The inside-outside alchemy she extols is personified on her website, where a montage of enviable snapshots show Ms. Boulanger enjoying a moment with her now college-age son, in the loving arms of a man, sipping liquids from a cup that says “Good Morning, Gorgeous.” She is her own poster child, the best possible endorsement for a do-over.

Her six-step process ferries her clients through nutritional improvements, increased mindfulness, the creation of a physical and psychological space around oneself, healing, and the eventual transformation, a journey that takes about three to six months, she said. 

Cate Cammarata, who lives in Sound Beach and teaches theater arts at Stony Brook University, hired Ms. Boulanger last year to help her launch Create Theater, an online facilitating service for the theater community.

“I’m an artist, not an entrepreneur,” said Ms. Cammarata, who is also a producer and has worked at Bay Street Theater in Sag Harbor. “I had learned all the basics about starting my business with an online coach and a mastermind group, but it was during one-on-one sessions with Deb that she helped me formulate a business plan and guided me through a blueprint of next steps.

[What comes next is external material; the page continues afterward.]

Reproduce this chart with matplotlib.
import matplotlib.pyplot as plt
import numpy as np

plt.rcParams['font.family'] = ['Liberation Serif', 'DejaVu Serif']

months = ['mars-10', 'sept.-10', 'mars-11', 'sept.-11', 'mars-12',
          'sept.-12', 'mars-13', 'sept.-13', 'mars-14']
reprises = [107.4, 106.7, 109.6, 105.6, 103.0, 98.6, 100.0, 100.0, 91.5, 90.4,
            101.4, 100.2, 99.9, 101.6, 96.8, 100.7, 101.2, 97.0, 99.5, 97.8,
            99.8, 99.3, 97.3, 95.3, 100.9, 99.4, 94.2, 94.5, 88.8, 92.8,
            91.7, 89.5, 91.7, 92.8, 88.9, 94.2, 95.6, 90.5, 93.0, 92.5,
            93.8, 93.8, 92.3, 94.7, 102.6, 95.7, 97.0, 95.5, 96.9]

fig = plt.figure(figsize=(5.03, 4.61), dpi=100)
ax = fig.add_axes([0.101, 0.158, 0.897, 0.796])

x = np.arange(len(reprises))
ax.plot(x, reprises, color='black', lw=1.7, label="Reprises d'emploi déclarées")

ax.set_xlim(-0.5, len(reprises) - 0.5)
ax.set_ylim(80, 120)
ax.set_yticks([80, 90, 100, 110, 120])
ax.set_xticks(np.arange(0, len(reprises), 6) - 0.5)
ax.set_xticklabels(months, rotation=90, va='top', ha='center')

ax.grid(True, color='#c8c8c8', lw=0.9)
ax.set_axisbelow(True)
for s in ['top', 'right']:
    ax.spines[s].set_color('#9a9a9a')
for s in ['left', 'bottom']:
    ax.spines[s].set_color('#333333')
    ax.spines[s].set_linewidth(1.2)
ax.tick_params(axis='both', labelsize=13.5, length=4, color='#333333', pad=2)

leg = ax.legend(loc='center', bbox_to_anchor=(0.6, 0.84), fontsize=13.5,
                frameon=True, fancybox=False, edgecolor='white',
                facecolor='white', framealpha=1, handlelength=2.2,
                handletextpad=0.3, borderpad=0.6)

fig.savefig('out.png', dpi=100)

It was like having a good friend hold your hand and walk you through every step.”

The Sag Harbor life coach also helps women navigate the daunting world of dating following a divorce or the death of a spouse. Whether looking for passion in the bedroom or boardroom, the same overarching rules seem to apply, as echoed by the Great Do-Over’s tagline: “Release Fear. Think Clear. Get Into Gear.”

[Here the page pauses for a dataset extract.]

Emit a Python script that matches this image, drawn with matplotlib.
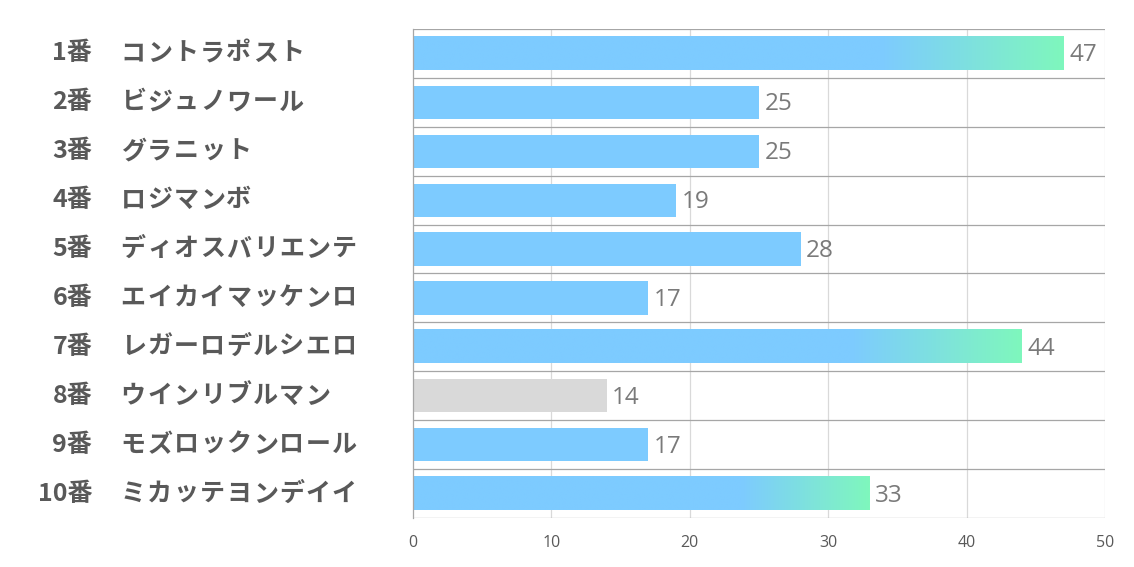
import matplotlib.pyplot as plt
import numpy as np
from matplotlib.colors import LinearSegmentedColormap

plt.rcParams['font.family'] = ['Noto Sans CJK JP', 'DejaVu Sans']

numbers = ['1番', '2番', '3番', '4番', '5番', '6番', '7番', '8番', '9番', '10番']
names = ['コントラポスト', 'ビジュノワール', 'グラニット', 'ロジマンボ', 'ディオスバリエンテ',
         'エイカイマッケンロ', 'レガーロデルシエロ', 'ウインリブルマン', 'モズロックンロール', 'ミカッテヨンデイイ']
values = [47, 25, 25, 19, 28, 17, 44, 14, 17, 33]
gray_rows = [7]          # index of the grey bar
gradient_min = 30        # bars above this get the blue->green fade

blue = '#7dcbff'
green = '#7ff7bd'
grey = '#d9d9d9'
cmap = LinearSegmentedColormap.from_list('fade', [(0, blue), (0.72, blue), (1, green)])

W, H = 1134, 567
fig = plt.figure(figsize=(W / 100, H / 100), dpi=100)
ax = fig.add_axes([413 / W, 1 - 518 / H, (1105 - 413) / W, (518 - 29) / H])

n = len(values)
h = 0.68
for i, v in enumerate(values):
    if i in gray_rows:
        ax.barh(i, v, height=h, color=grey, zorder=2)
    elif v > gradient_min:
        grad = np.linspace(0, 1, 256).reshape(1, -1)
        ax.imshow(grad, cmap=cmap, aspect='auto', extent=[0, v, i + h / 2, i - h / 2],
                  zorder=2, interpolation='bilinear')
    else:
        ax.barh(i, v, height=h, color=blue, zorder=2)
    ax.text(v + 0.4, i + 0.04, str(v), va='center', ha='left', fontsize=17.5, color='#7a7a7a',
            family=['Open Sans', 'DejaVu Sans'])

ax.set_xlim(0, 50)
ax.set_ylim(n - 0.5, -0.5)
ax.set_xticks([0, 10, 20, 30, 40, 50])
ax.set_yticks([])
for t in ax.get_xticklabels():
    t.set_family(['Open Sans', 'DejaVu Sans'])
ax.tick_params(axis='x', length=0, labelsize=11.5, labelcolor='#595959', pad=12)
for x in [10, 20, 30, 40, 50]:
    ax.axvline(x, color='#d9d9d9', lw=0.9, zorder=1)
for y in np.arange(n + 1) - 0.5:
    ax.axhline(y, color='#a6a6a6', lw=0.9, zorder=1)
for s in ['top', 'right', 'bottom']:
    ax.spines[s].set_visible(False)
ax.spines['left'].set_color('#a6a6a6')
ax.spines['left'].set_linewidth(0.9)

# row labels: number right-aligned, name drawn char by char (full-width spacing)
advance = 26.4
for i in range(n):
    yf = 1 - (29 + (i + 0.5) * (518 - 29) / n) / H
    fig.text(92 / W, yf, numbers[i], ha='right', va='center', fontsize=18,
             fontweight='bold', color='#595959')
    for k, ch in enumerate(names[i]):
        fig.text((120 + (k + 0.5) * advance) / W, yf, ch, ha='center', va='center',
                 fontsize=18, fontweight='bold', color='#595959')

fig.savefig('out.png', dpi=100)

Kim Eagan is Ms. Boulanger’s longest-running client, having signed on to work with her in 2013, when Ms. Eagan was going through a bitter divorce.

“I first hired Deb to help me get through a really bad time,” said Ms. Eagan. “Then she helped me though the dating period, when I was ready to give up on all the online stuff. She just listened, then she’d take me step by step through the process.”

Ms. Eagan, who lives on Cape Cod and has been in a happy relationship for the last 14 months, has met her do-over guru only once in person. Currently she is in consultation with her while trying to develop a new business. 

By Ms. Boulanger’s account, the Great Do-Over is a mashup of Buddhist tenets, psychoanalysis, cognitive behavioral therapy, and the law of attraction — that 19th-century belief based on positive thinking.

“She has an unbelievable ability to manifest what it is you really want,” Ms. Eagan said.

Life coaching has soared in the past 20 years, straddling a middle zone between the work of a psychologist and a really good friend. The practice has no regulation or licensing board. Anyone can be a life coach as long as she calls herself one. Unlike therapists, coaches don’t diagnose or treat anything. And unlike supportive friends, they don’t judge, but they do charge to listen. Nonetheless, the practice has become so popular that in addition to about 300 training programs nationwide, universities such as Harvard, Stanford, New York University, and Columbia offer coaching classes or certificates. 

For Ms. Boulanger, the next big do-over event is her biannual, three-day retreat in Southampton on May 11, which she describes as “psychological and emotional detoxing, and spiritual recalibration.” An Ayurvedic-trained chef provides nutritious meals — “to take you on your inner journey” — and there is yoga, an intensive course in the law of attraction, energy healing, stand-up paddleboarding, and even equine therapy. 

“The perfect people always show up,” said Ms. Boulanger. 

Luck of the draw or the law of attraction?